Richard III: DNA analysis on remains raises questions over royal succession
I am fascinated by Richard III his bones are proving revelatory! Born in rural Northants, raised in rural North Yorkshire and killed in rural Leicestershire. It appears in addition to really being a hunchback his descendants were not all they seemed to be – read on…
Scientists studying the DNA of Richard III, the Plantagenet king whose body was found buried beneath a Leicester car park, have revealed that there was marital infidelity among his aristocratic relatives.
Paternity tests on the DNA of a living male-line descendant of Richard III’s royal lineage have failed to find a match, which points to some royal person being born on the wrong side of the bed sheets, the researchers revealed.

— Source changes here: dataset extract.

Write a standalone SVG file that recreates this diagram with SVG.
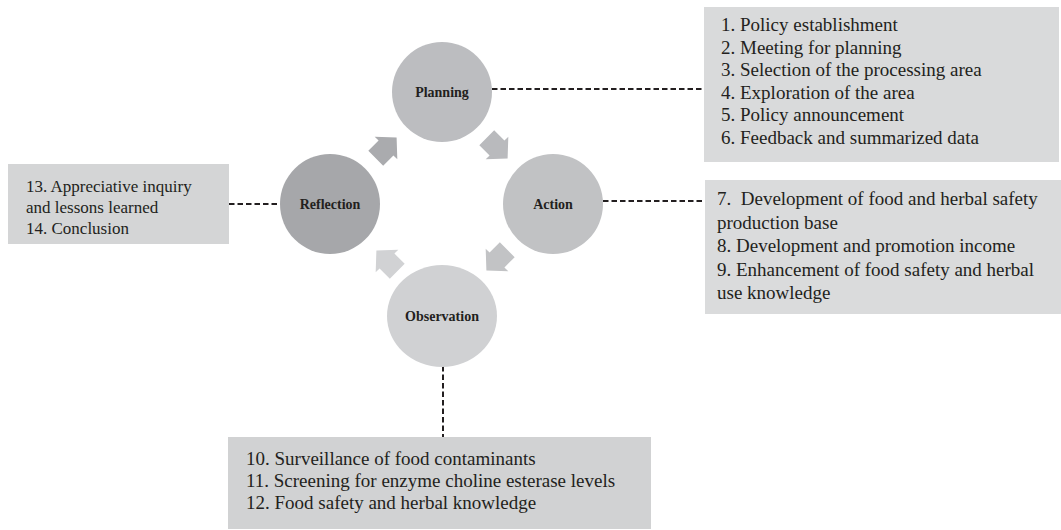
<svg xmlns="http://www.w3.org/2000/svg" width="1061" height="530" viewBox="0 0 1061 530">
  <style>
    .box { stroke: none; }
    .item { font-family: "Liberation Serif", "Times New Roman", serif; font-size: 19px; fill: #231f20; }
    .small { font-size: 17px; }
    .label { font-family: "Liberation Serif", "Times New Roman", serif; font-size: 14px; font-weight: bold; fill: #231f20; text-anchor: middle; }
    .link { fill: none; stroke: #231f20; stroke-width: 2; stroke-dasharray: 5.5 3; }
  </style>
  <defs>
    <!-- block arrow pointing along +x, centred on its origin -->
    <polygon id="cycle-arrow" points="-14.5,-10.5 0,-10.5 0,-16 15,0 0,16 0,10.5 -14.5,10.5"/>
  </defs>
  <rect width="1061" height="530" fill="#ffffff"/>

  <!-- dashed links from each stage to its task list -->
  <g id="connectors">
    <line class="link" x1="492" y1="89" x2="704" y2="89"/>
    <line class="link" x1="603" y1="201" x2="705" y2="201"/>
    <line class="link" x1="229" y1="204" x2="280" y2="204"/>
    <line class="link" x1="443" y1="366" x2="443" y2="437"/>
  </g>

  <!-- cycle arrows between stages -->
  <g id="cycle-arrows">
    <use href="#cycle-arrow" transform="translate(386,148) rotate(-45)" fill="#aaabae"/>
    <use href="#cycle-arrow" transform="translate(497,148) rotate(45)" fill="#b9babd"/>
    <use href="#cycle-arrow" transform="translate(497,260) rotate(135)" fill="#c2c3c5"/>
    <use href="#cycle-arrow" transform="translate(387,261) rotate(-135)" fill="#d1d2d4"/>
  </g>

  <g id="planning">
    <circle cx="442" cy="92" r="50" fill="#bcbdc0"/>
    <text class="label" x="442" y="97">Planning</text>
  </g>
  <g id="action">
    <circle cx="553" cy="204" r="50" fill="#c1c2c4"/>
    <text class="label" x="553" y="209">Action</text>
  </g>
  <g id="observation">
    <ellipse cx="442" cy="316" rx="55" ry="51" fill="#d0d1d3"/>
    <text class="label" x="442" y="321">Observation</text>
  </g>
  <g id="reflection">
    <circle cx="330" cy="204" r="50" fill="#a6a7aa"/>
    <text class="label" x="330" y="209">Reflection</text>
  </g>

  <g id="planning-tasks">
    <rect class="box" x="704" y="7" width="355" height="155" fill="#d9dadb"/>
    <text class="item" x="721" y="31">1. Policy establishment</text>
    <text class="item" x="721" y="53.5">2. Meeting for planning</text>
    <text class="item" x="721" y="76">3. Selection of the processing area</text>
    <text class="item" x="721" y="98.5">4. Exploration of the area</text>
    <text class="item" x="721" y="121">5. Policy announcement</text>
    <text class="item" x="721" y="143.5">6. Feedback and summarized data</text>
  </g>
  <g id="action-tasks">
    <rect class="box" x="705" y="180" width="356" height="134" fill="#dadbdc"/>
    <text class="item" x="717" y="205" xml:space="preserve">7.  Development of food and herbal safety</text>
    <text class="item" x="717" y="228.5">production base</text>
    <text class="item" x="717" y="252">8. Development and promotion income</text>
    <text class="item" x="717" y="275.5">9. Enhancement of food safety and herbal</text>
    <text class="item" x="717" y="299">use knowledge</text>
  </g>
  <g id="reflection-tasks">
    <rect class="box" x="8" y="164" width="221" height="80" fill="#d4d5d6"/>
    <text class="item small" x="26" y="192">13. Appreciative inquiry</text>
    <text class="item small" x="26" y="213">and lessons learned</text>
    <text class="item small" x="26" y="234">14. Conclusion</text>
  </g>
  <g id="observation-tasks">
    <rect class="box" x="228" y="437" width="423" height="92" fill="#d1d2d3"/>
    <text class="item" x="246" y="465">10. Surveillance of food contaminants</text>
    <text class="item" x="246" y="487">11. Screening for enzyme choline esterase levels</text>
    <text class="item" x="246" y="509">12. Food safety and herbal knowledge</text>
  </g>
</svg>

The latest research into the DNA extracted from the 15th century skeleton shows unequivocally that the remains belong to Richard III, who died in the battle of Bosworth in 1485, said Turi King of Leicester University, the lead author of the study published in Nature Communications.
“Even with our highly conservative analysis, the evidence is overwhelming that these are indeed the remains of King Richard III, thereby closing an over 500-year-old missing person’s case,” Dr King said.
These findings, combined with other circumstantial evidence, give a probability of the skeleton belonging to Richard as 99.9994 per cent, the scientists said.
However, DNA analysis of the Y chromosome of Richard did not match a living descendant of Henry, fifth Duke of Beaufort, who was supposed to be related to Richard through the male line, Dr King said.